ISI agents copy hi-tech features in latest Rs 2000 fake notes

The key concern is the startling fact that Pakistan-based crime-syndicates have copied the most exclusive security features of Rs 2,000 Indian currency notes.

Published: 30th August 2019 09:46 AM  |   Last Updated: 30th August 2019 09:46 AM   |  A+A-

2000 Rs Note

For representational purposes (File | Reuters)

By IANS

NEW DELHI: As Special Cell of Delhi Police unravel the Pakistani links in the smuggling of high-quality Fake Indian Currency Notes (FICN), the ongoing investigation has upset the Indian security establishment.

The key concern is the startling fact that Pakistan-based crime-syndicates have copied the most exclusive security features of Rs 2,000 Indian currency notes, a feat not possible without the connivance of the state machinery.

For the first time, the FICN seized by Special Cell proves that 'Optical Variable Ink' used by India in printing Rs 2000 notes has also been used by the Pakistan operatives.

"It's a very high-quality special ink, which gives a colour shift effect. On the front side of Rs 2000 note, the colour of thread changes from green to blue when the note is tilted," told an official of the Special Cell to IANS.

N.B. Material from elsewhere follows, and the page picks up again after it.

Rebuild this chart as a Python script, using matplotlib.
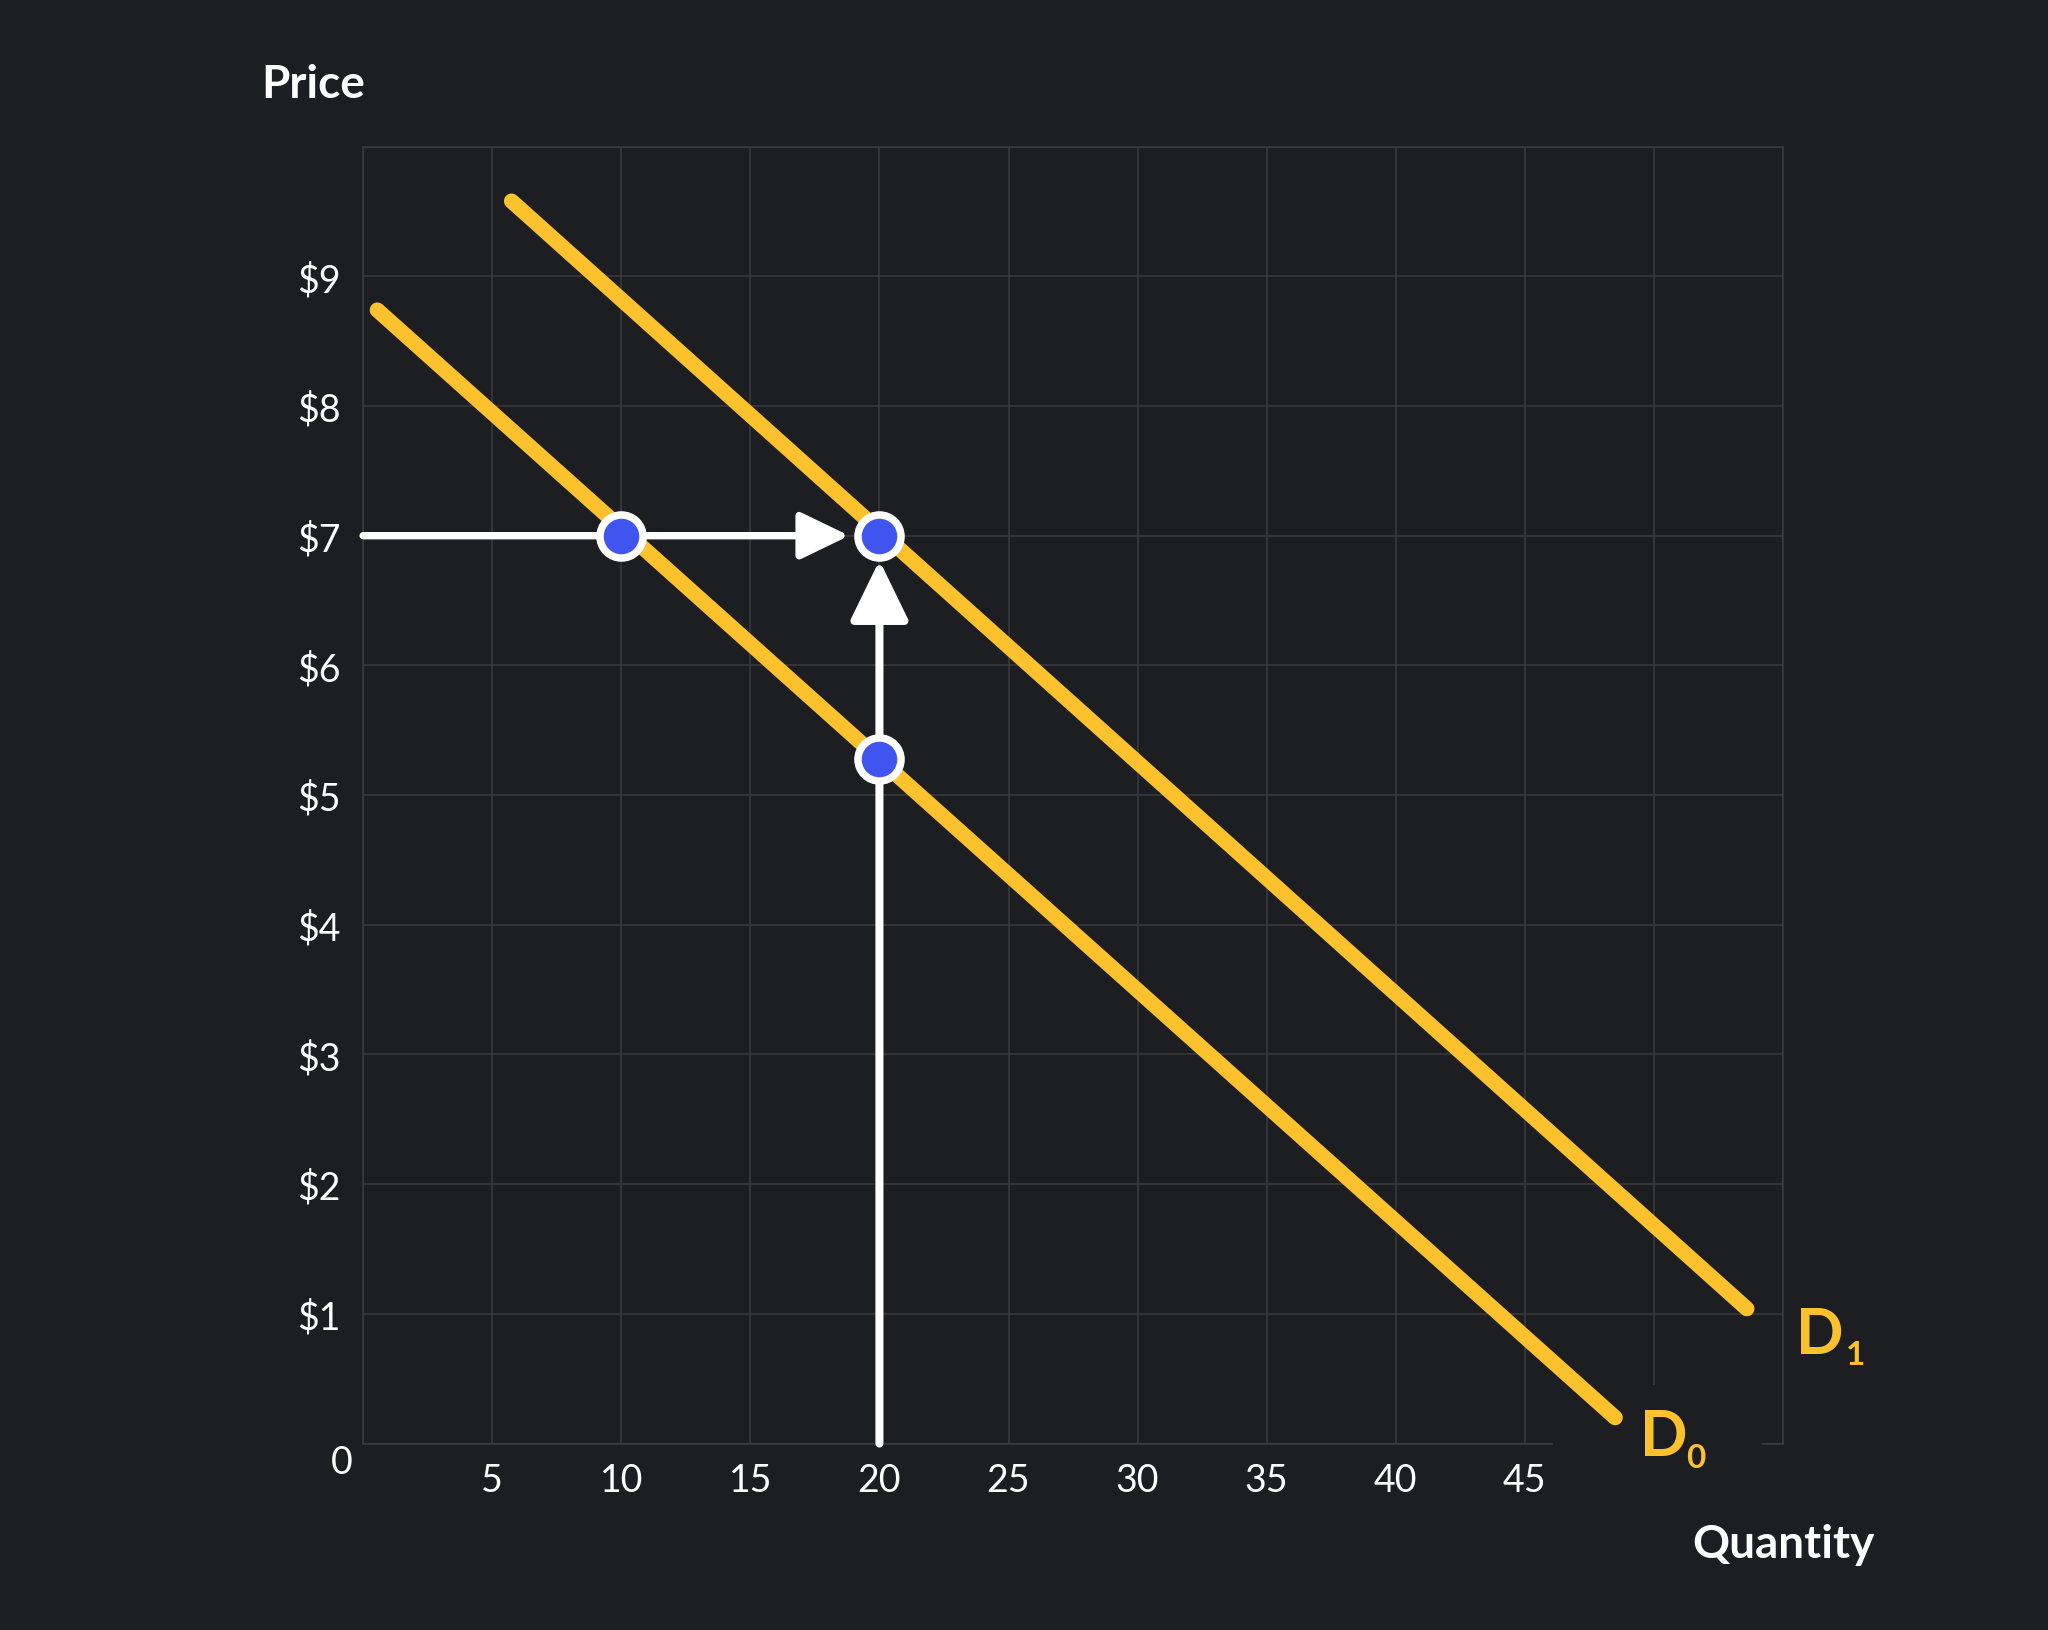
import matplotlib
matplotlib.use("Agg")
import matplotlib.pyplot as plt
from matplotlib.patches import Rectangle

# Data
qty_ticks = [0, 5, 10, 15, 20, 25, 30, 35, 40, 45, 50, 55]
qty_labels = ["", "5", "10", "15", "20", "25", "30", "35", "40", "45", "", ""]
price_ticks = [0, 1, 2, 3, 4, 5, 6, 7, 8, 9, 10]
price_labels = ["", "$1", "$2", "$3", "$4", "$5", "$6", "$7", "$8", "$9", ""]

d0_q = [0.55, 48.5]
d0_p = [8.74, 0.2]
d1_q = [5.75, 53.6]
d1_p = [9.58, 1.04]

point_q = [10, 20, 20]
point_p = [7, 7, 5.28]

# arrows: (start, end)
h_arrow = ((0, 7), (18.83, 7))
v_arrow = ((20, 0), (20, 6.81))

BG = "#1d1e22"
GRID = "#3b3c40"
YELLOW = "#fcc22d"
BLUE = "#4054f0"
FONT = "Lato"

fig = plt.figure(figsize=(20.48, 16.31), dpi=100, facecolor=BG)
ax = fig.add_axes([0.1773, 0.1143, 0.6933, 0.7952], facecolor=BG)

ax.set_xlim(0, 55)
ax.set_ylim(0, 10)
ax.set_xticks(qty_ticks)
ax.set_xticklabels(qty_labels)
ax.set_yticks(price_ticks)
ax.set_yticklabels(price_labels)
ax.tick_params(length=0, labelcolor="white", labelsize=27)
ax.tick_params(axis="x", pad=13)
ax.tick_params(axis="y", pad=16)
for lab in ax.get_xticklabels() + ax.get_yticklabels():
    lab.set_fontfamily(FONT)
ax.grid(True, color=GRID, lw=1.1)
ax.set_axisbelow(True)
for sp in ax.spines.values():
    sp.set_color(GRID)
    sp.set_linewidth(1.1)

# cover behind the D0 label
ax.add_patch(Rectangle((46.1, -0.2), 8.1, 0.65, facecolor=BG, edgecolor="none",
                       zorder=2.7, clip_on=False))

# demand curves
ax.plot(d0_q, d0_p, color=YELLOW, lw=11, solid_capstyle="round", zorder=3, clip_on=False)
ax.plot(d1_q, d1_p, color=YELLOW, lw=11, solid_capstyle="round", zorder=3, clip_on=False)

# arrows
ax.annotate("", xy=h_arrow[1], xytext=h_arrow[0],
            arrowprops=dict(arrowstyle="-|>,head_length=3.0,head_width=1.45", mutation_scale=10,
                            color="white", lw=5.3, shrinkA=0, shrinkB=0), zorder=4)
ax.annotate("", xy=v_arrow[1], xytext=v_arrow[0],
            arrowprops=dict(arrowstyle="-|>,head_length=3.7,head_width=1.8", mutation_scale=10,
                            color="white", lw=5.8, shrinkA=0, shrinkB=0), zorder=4)

# points
ax.plot(point_q, point_p, "o", ms=31, mfc=BLUE, mec="white", mew=5.4, zorder=5, clip_on=False)

# curve labels
lbl = dict(color=YELLOW, fontfamily=FONT, fontweight="bold", ha="left", va="baseline", zorder=6)
ax.text(55.5, 0.70, "D", fontsize=45, **lbl)
ax.text(57.45, 0.61, "1", fontsize=24, **lbl)
ax.text(49.45, -0.086, "D", fontsize=45, **lbl)
ax.text(51.25, -0.18, "0", fontsize=24, **lbl)

# origin label
ax.annotate("0", xy=(0, 0), xytext=(-21, -18), textcoords="offset pixels", color="white",
            fontsize=27, fontfamily=FONT, ha="center", va="center", annotation_clip=False)

# axis titles
fig.text(0.1274, 0.9399, "Price", color="white", fontsize=33, fontweight="bold",
         fontfamily=FONT, ha="left", va="baseline")
fig.text(0.8265, 0.0447, "Quantity", color="white", fontsize=33, fontweight="bold",
         fontfamily=FONT, ha="left", va="baseline")

fig.savefig("out.png", dpi=100, facecolor=BG)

Sources said that hi-tech Optical Variable Ink is used in the new series of fake notes, reportedly being printed at Pakistan security press in Malir Halt, Karachi.

Sources said during investigation it was revealed that notes are being printed under the supervision of senior officials of Pakistan's spy agency, the Inter services Intelligence (ISI). One of the prominent distributors of ISI is India's most wanted fugitive Dawood Ibrahim's infamous D-company, which also operates from Karachi.

The investigation reveals that another prominent security feature copied for the first time by ISI operatives is the raised bleed lines printed on the extreme left and right side of the note.

These raised lines are identification marks, meant for the visually impaired people. six months back, the FICN seized in India did not have such hi-tech security features.

"They have now even copied the exploding series numbers printed on the right-hand bottom of the notes. For instance, in newly seized Rs 2000 notes, bearing series '7FK' the series is printed in exploded formation.

Hitherto, these features were absent on FICN, enabling anyone to detect them with naked eyes," said the official.

After demonetisation in 2016, the circulation of FICNs from Pakistan remained almost shut for a long period. However, in the first week of June this year, a huge consignment of FICN amounting to Rs 7.67 crore was seized by Nepal police at Tribhuwan Airport in Kathmandu. The seizure alarmed the agencies in New Delhi as for the first time, the consignment arriving from Karachi via Qatar carried high-quality FICN.

"The latest seizure of notes made by Special Cell has a more upgraded version of FICN. It seems that Optical Variable Ink, is being smuggled through the connivance of the state-run printing press in Pakistan from a multi-national company which supplies this ink only to federal governments. It is a serious security breach," said an official of the Directorate of Revenue Intelligence.

On August 24, a Special Cell team led by DCP Pramod Kumar Singh Kushwaha trapped a D-company agent Aslam Ansari from Nehru place in Delhi and recovered FICN worth over Rs 5.50 lakh.

In the first glimpse, police sleuths could not verify the authenticity of the Rs 2000 notes as they carried almost all the security marks including thread, watermarks and other features.

Later the currency experts confirmed that notes seized by the Special Cell were high-quality FICN.